[Directive]:
Find the lines holding the string "that" in the data, then copy all of them.

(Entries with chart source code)
:::::

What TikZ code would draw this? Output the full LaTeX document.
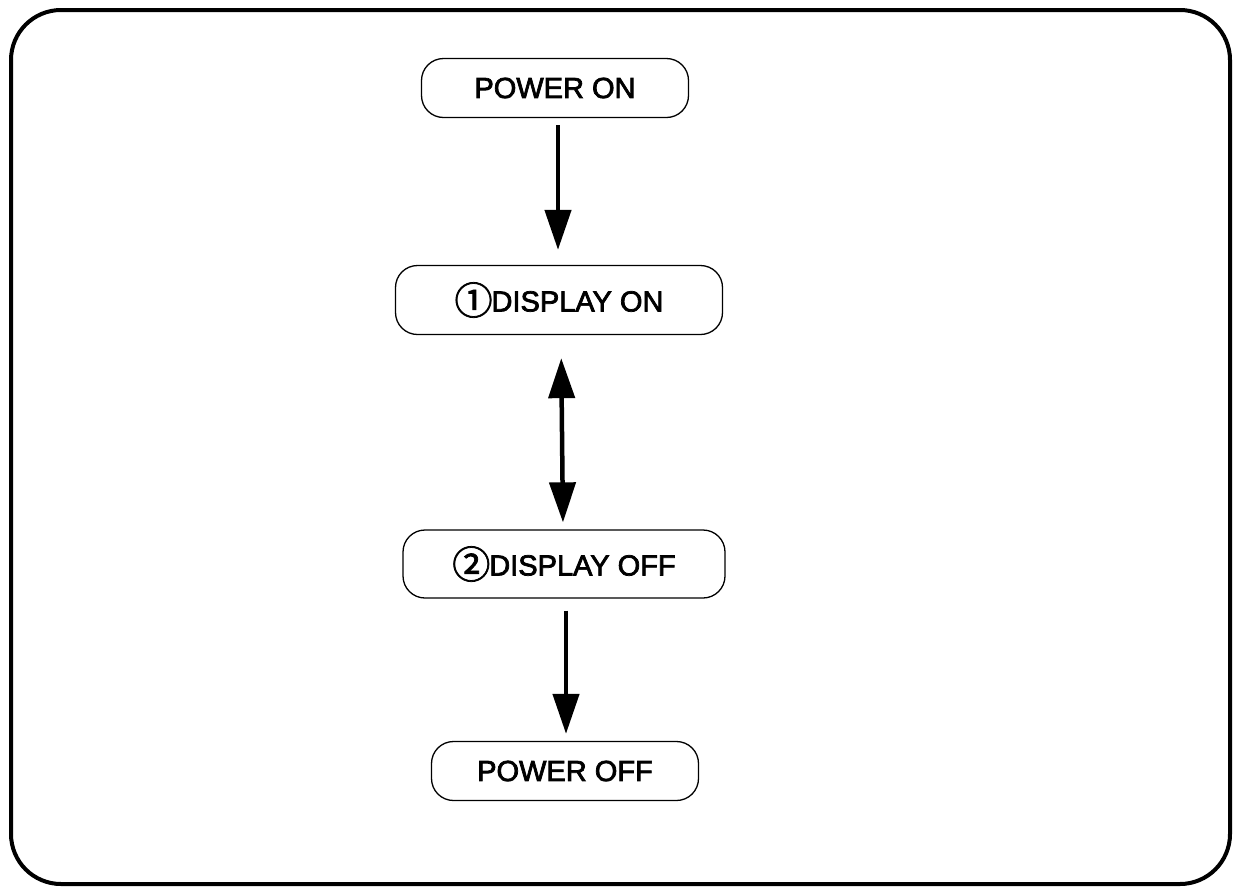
\documentclass[tikz,border=0pt]{standalone}
\usepackage{fontspec}
\newfontfamily\jpfont{Noto Sans CJK JP}[FakeBold=2]
\newfontfamily\labfont{Liberation Sans}[FakeBold=2.5]
\usetikzlibrary{arrows.meta}
\newcommand{\circnum}[1]{{\jpfont\fontsize{38}{38}\selectfont\raisebox{-3pt}{#1}}\kern-1pt}
\begin{document}
\begin{tikzpicture}[x=1pt,y=-1pt,
  stepbox/.style={draw,line width=1.3pt,rounded corners=22pt,minimum height=59pt,inner sep=0pt,font=\labfont\fontsize{29}{32}\selectfont},
  arr/.style={line width=4.5pt,-{Triangle[length=40pt,width=26pt]}},
  darr/.style={line width=4.5pt,{Triangle[length=40pt,width=26pt]}-{Triangle[length=40pt,width=26pt]}}]
\useasboundingbox (0,0) rectangle (1240,887);
\draw[line width=4pt,rounded corners=50pt] (11,10) rectangle (1230,884);
\node[stepbox,minimum width=267pt] (pon) at (555,88) {POWER ON};
\node[stepbox,minimum width=327pt,minimum height=69pt] (don) at (559,300) {\circnum{①}DISPLAY ON};
\node[stepbox,minimum width=322pt,minimum height=68pt] (doff) at (564,564) {\circnum{②}DISPLAY OFF};
\node[stepbox,minimum width=267pt] (poff) at (565,771) {POWER OFF};
\draw[arr,shorten <=7pt,shorten >=15pt] ([xshift=3pt]pon.south) -- ([xshift=-1pt]don.north);
\draw[darr,shorten <=23pt,shorten >=7pt] ([xshift=2pt]don.south) -- ([xshift=-1pt]doff.north);
\draw[arr,shorten <=12pt,shorten >=7pt] ([xshift=2pt]doff.south) -- ([xshift=1pt]poff.north);
\end{tikzpicture}
\end{document}
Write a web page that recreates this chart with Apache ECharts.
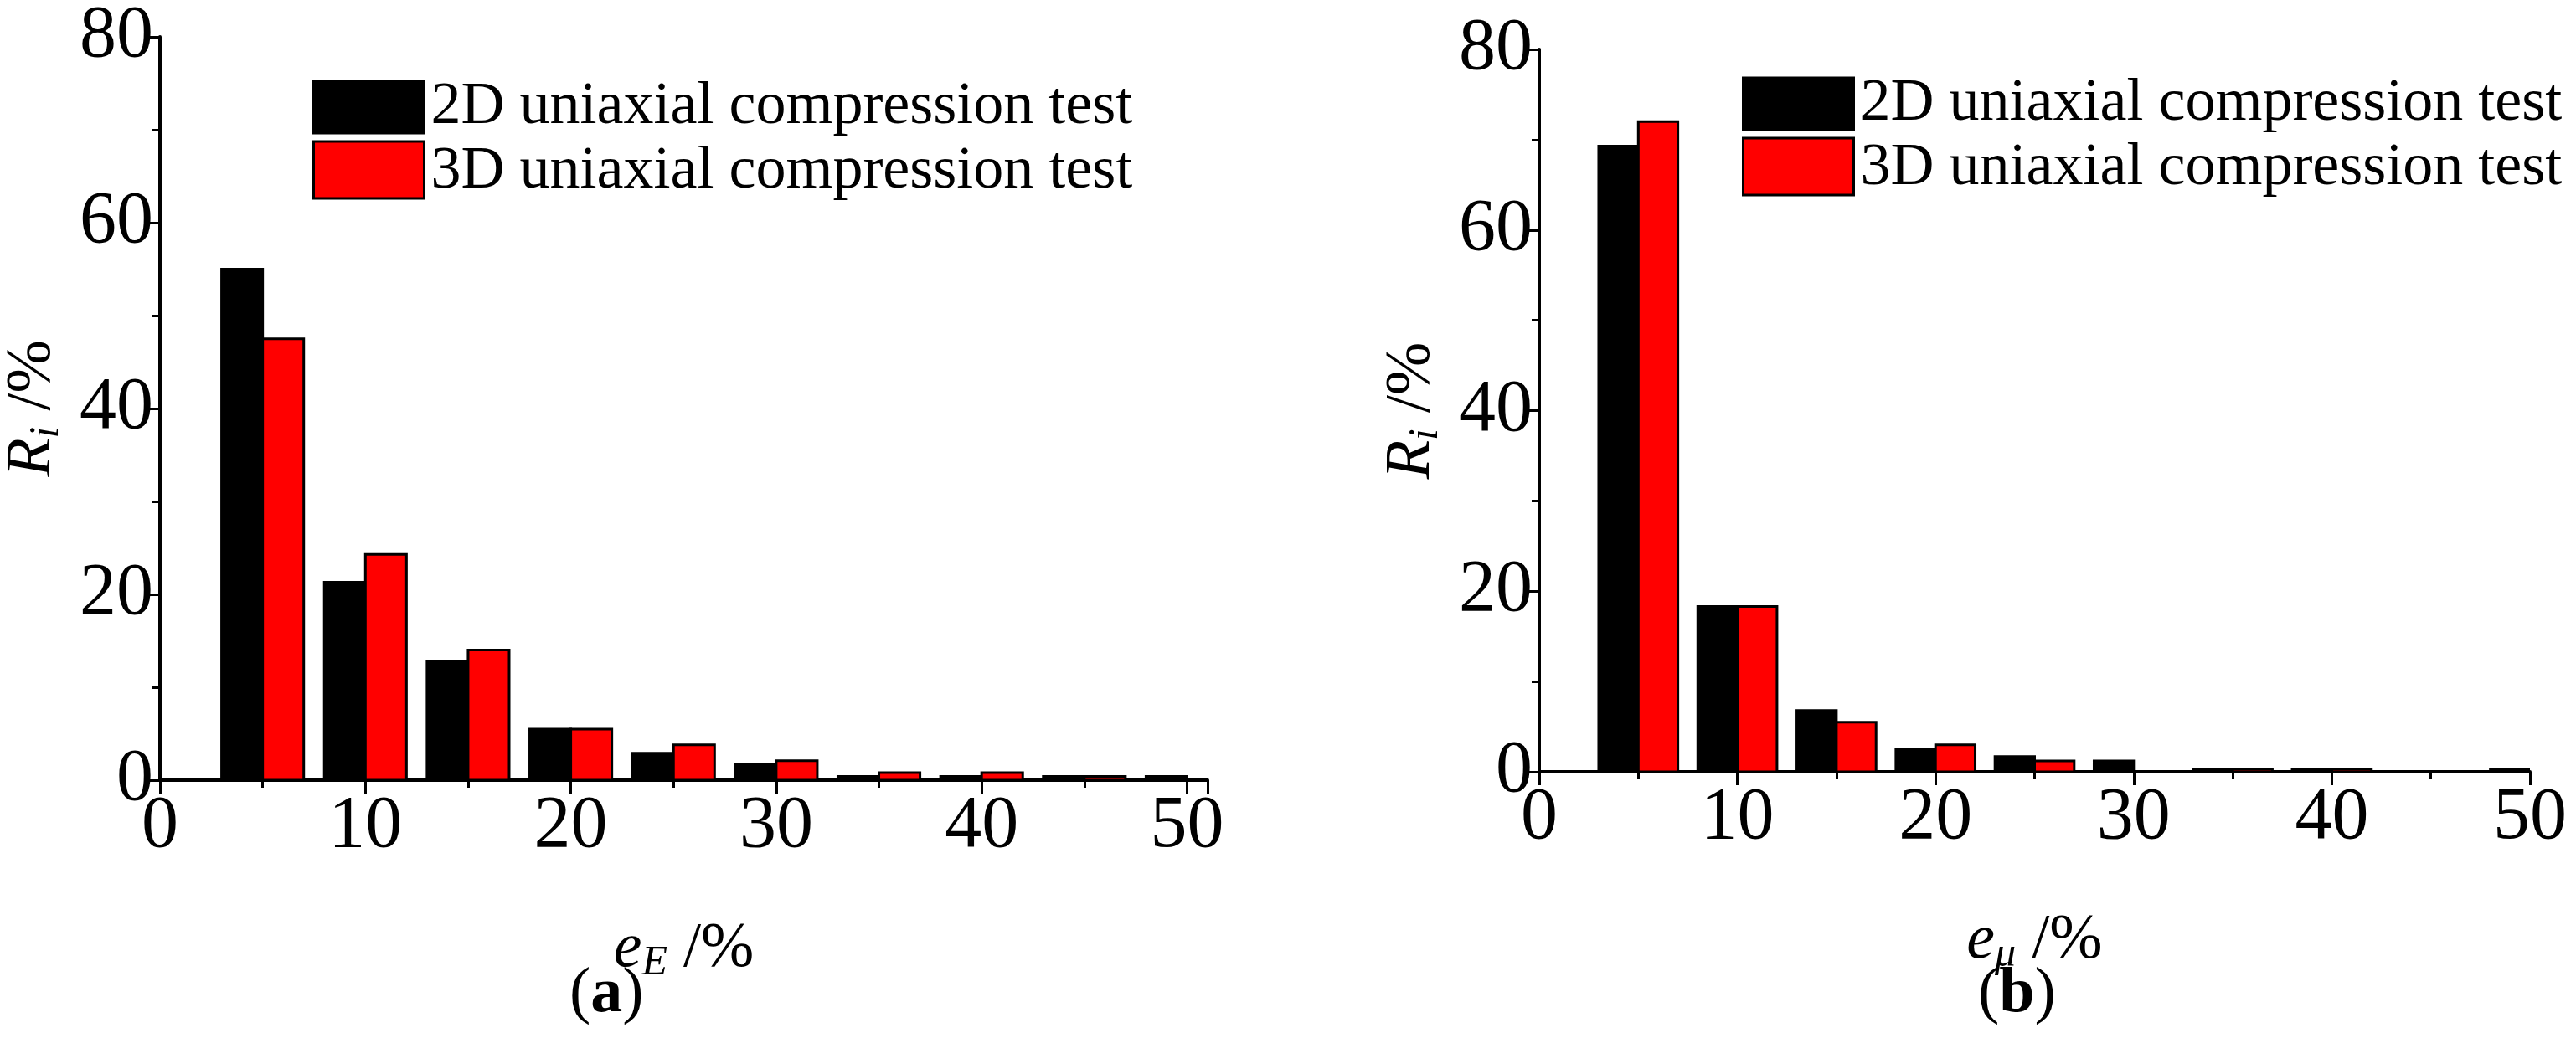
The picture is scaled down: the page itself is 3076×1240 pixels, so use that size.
<!DOCTYPE html>
<html>
<head>
<meta charset="utf-8">
<script src="https://cdn.jsdelivr.net/npm/echarts@6/dist/echarts.min.js"></script>
<style>
  html, body { margin: 0; padding: 0; background: #fff; }
  #chart { width: 3076px; height: 1240px; }
</style>
</head>
<body>
<div id="chart"></div>
<script>
// bin centres (%); black bar sits left of the centre, red bar right of it
const binCentersA = [5, 10, 15, 20, 25, 30, 35, 40, 45, 50]
const a2D = [55, 21.3, 12.8, 5.5, 2.9, 1.7, 0.4, 0.4, 0.4, 0.4]
const a3D = [47.5, 24.3, 14, 5.5, 3.8, 2.1, 0.8, 0.8, 0.4, 0]
const binCentersB = [5, 10, 15, 20, 25, 30, 35, 40, 45, 50]
const b2D = [69.3, 18.3, 6.8, 2.5, 1.7, 1.2, 0.3, 0.3, 0, 0.3]
const b3D = [72, 18.3, 5.5, 3, 1.2, 0, 0.3, 0.3, 0, 0]
const halfBin = 2

const FONT = '"Liberation Serif", "DejaVu Serif", serif'

function barSeries(name, color, centers, values, side, idx) {
  return {
    name: name,
    type: 'custom',
    xAxisIndex: idx,
    yAxisIndex: idx,
    itemStyle: { color: color, borderColor: '#000', borderWidth: 3 },
    data: centers.map((c, i) => [c, values[i]]),
    renderItem: (params, api) => {
      const c = api.value(0)
      const v = api.value(1)
      if (!v) return null
      const x0 = side < 0 ? c - halfBin : c
      const x1 = side < 0 ? c : c + halfBin
      const p0 = api.coord([x0, v])
      const p1 = api.coord([x1, 0])
      return {
        type: 'rect',
        shape: { x: p0[0], y: p0[1], width: p1[0] - p0[0], height: p1[1] - p0[1] },
        style: { fill: color, stroke: '#000', lineWidth: 3 }
      }
    },
    clip: true
  }
}

const nameRich = {
  it: { fontFamily: FONT, fontStyle: 'italic', fontSize: 76, color: '#000' },
  sub: { fontFamily: FONT, fontStyle: 'italic', fontSize: 50, color: '#000', padding: [34, 0, 0, 0] },
  n: { fontFamily: FONT, fontSize: 76, color: '#000' }
}

function xAxis(idx, max, sym) {
  return {
    type: 'value', gridIndex: idx, min: 0, max: max, interval: 10,
    axisLine: { onZero: false, lineStyle: { color: '#000', width: 4 } },
    axisTick: { inside: false, length: 16, lineStyle: { width: 3 } },
    minorTick: { show: true, splitNumber: 2, length: 9, lineStyle: { color: '#000', width: 3 } },
    splitLine: { show: false },
    axisLabel: { color: '#000', fontFamily: FONT, fontSize: 88, margin: 12, showMaxLabel: max === 50 },
    name: '{it|e}{sub|' + sym + '}{n| /%}',
    nameLocation: 'middle', nameGap: 160,
    nameTextStyle: { rich: nameRich }
  }
}

function yAxis(idx) {
  return {
    type: 'value', gridIndex: idx, min: 0, max: 80, interval: 20,
    axisLine: { show: true, lineStyle: { color: '#000', width: 4 } },
    axisTick: { show: true, inside: false, length: 16, lineStyle: { width: 3 } },
    minorTick: { show: true, splitNumber: 2, length: 9, lineStyle: { color: '#000', width: 3 } },
    splitLine: { show: false },
    axisLabel: { color: '#000', fontFamily: FONT, fontSize: 88, margin: 8 },
    name: '{it|R}{sub|i}{n| /%}',
    nameLocation: 'middle', nameGap: 110, nameRotate: 90,
    nameTextStyle: { rich: nameRich }
  }
}

function legendBlock(left, top) {
  return { type: 'group', left: left, top: top, children: [
    { type: 'rect', shape: { x: 0, y: 0, width: 132, height: 62 }, style: { fill: '#000', stroke: '#000', lineWidth: 3 } },
    { type: 'text', x: 140, y: 31, style: { text: '2D uniaxial compression test', fontFamily: FONT, fontSize: 72, fill: '#000', verticalAlign: 'middle' } },
    { type: 'rect', shape: { x: 0, y: 72, width: 132, height: 68 }, style: { fill: '#f00', stroke: '#000', lineWidth: 3 } },
    { type: 'text', x: 140, y: 108, style: { text: '3D uniaxial compression test', fontFamily: FONT, fontSize: 72, fill: '#000', verticalAlign: 'middle' } }
  ] }
}

function caption(left, ch) {
  return { type: 'text', left: left, top: 1150, style: {
    rich: { p: { fontFamily: FONT, fontSize: 76 }, b: { fontFamily: FONT, fontSize: 76, fontWeight: 'bold' } },
    text: '{p|(}{b|' + ch + '}{p|)}' } }
}

const myChart = echarts.init(document.getElementById('chart'))
myChart.setOption({
  animation: false,
  backgroundColor: '#fff',
  grid: [
    { left: 190, top: 43, width: 1252, height: 889 },
    { left: 1838, top: 59, width: 1183, height: 863 }
  ],
  xAxis: [xAxis(0, 51, 'E'), xAxis(1, 50, 'μ')],
  yAxis: [yAxis(0), yAxis(1)],
  graphic: [
    legendBlock(373, 92),
    legendBlock(2080, 88),
    caption(680, 'a'),
    caption(2362, 'b')
  ],
  series: [
    barSeries('2D a', '#000', binCentersA, a2D, -1, 0),
    barSeries('3D a', '#f00', binCentersA, a3D, 1, 0),
    barSeries('2D b', '#000', binCentersB, b2D, -1, 1),
    barSeries('3D b', '#f00', binCentersB, b3D, 1, 1)
  ]
})
</script>
</body>
</html>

:::::

[Finished exercise]:
Write a web page that recreates this chart with Apache ECharts.
The picture is scaled down: the page itself is 3076×1240 pixels, so use that size.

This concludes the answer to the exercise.